Bind aware cursor matching is the solution to the bind variable peeking problem. Now, when Oracle sees the query
SELECT *
FROM orders
WHERE status = :1
and sees that there is a histogram on status
that indicates that some values are more common than others, it is smart enough to make that cursor "bind aware". That means that when you bind a value of IN FULFILLMENT, the optimizer is smart enough to conclude that this is one of the rare values and give you the index plan. When you bind a value of COMPLETE, the optimizer is smart enough to conclude that this is one of the common values and give you the plan with the table scan. So the optimizer now knows of two different plans for the same query and when it sees a new bind value like IN TRANSIT, it checks to see whether that value is similar to others that it has seen before and either gives you one of the existing plans or creates another new plan.
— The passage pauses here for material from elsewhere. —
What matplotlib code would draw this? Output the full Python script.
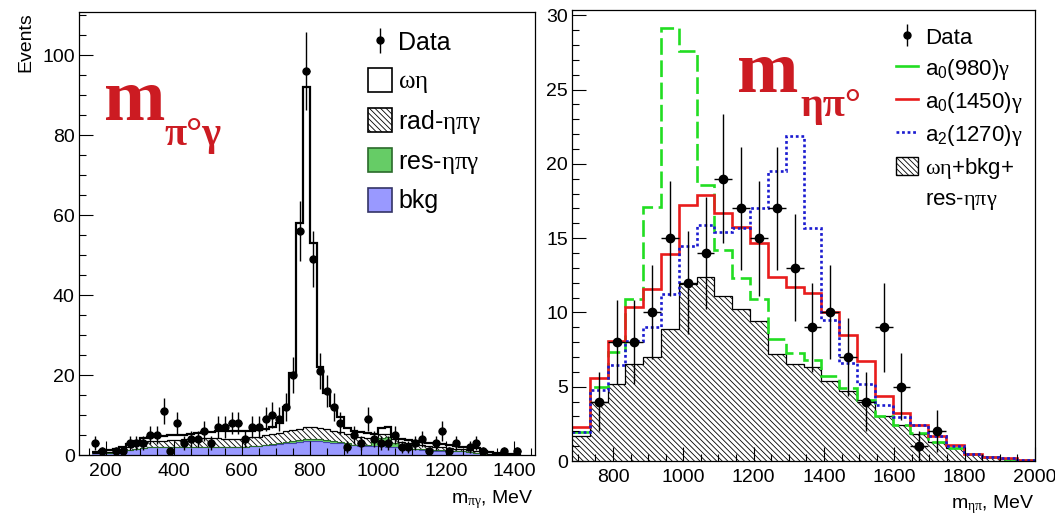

In this case, it would decide that IN TRANSIT is roughly as common as IN FULFILLMENT so it re-uses the plan with the index scan rather than generating a third query plan. This, hopefully, leads to everyone getting their preferred plan without having to generate and cache query plans every time a bind variable value changes.
Of course, in reality, there are lots of additional caveats, corner cases, considerations, and complications that I'm intentionally (and unintentionally) glossing over here. But that's the basic idea of what the optimizer is trying to accomplish.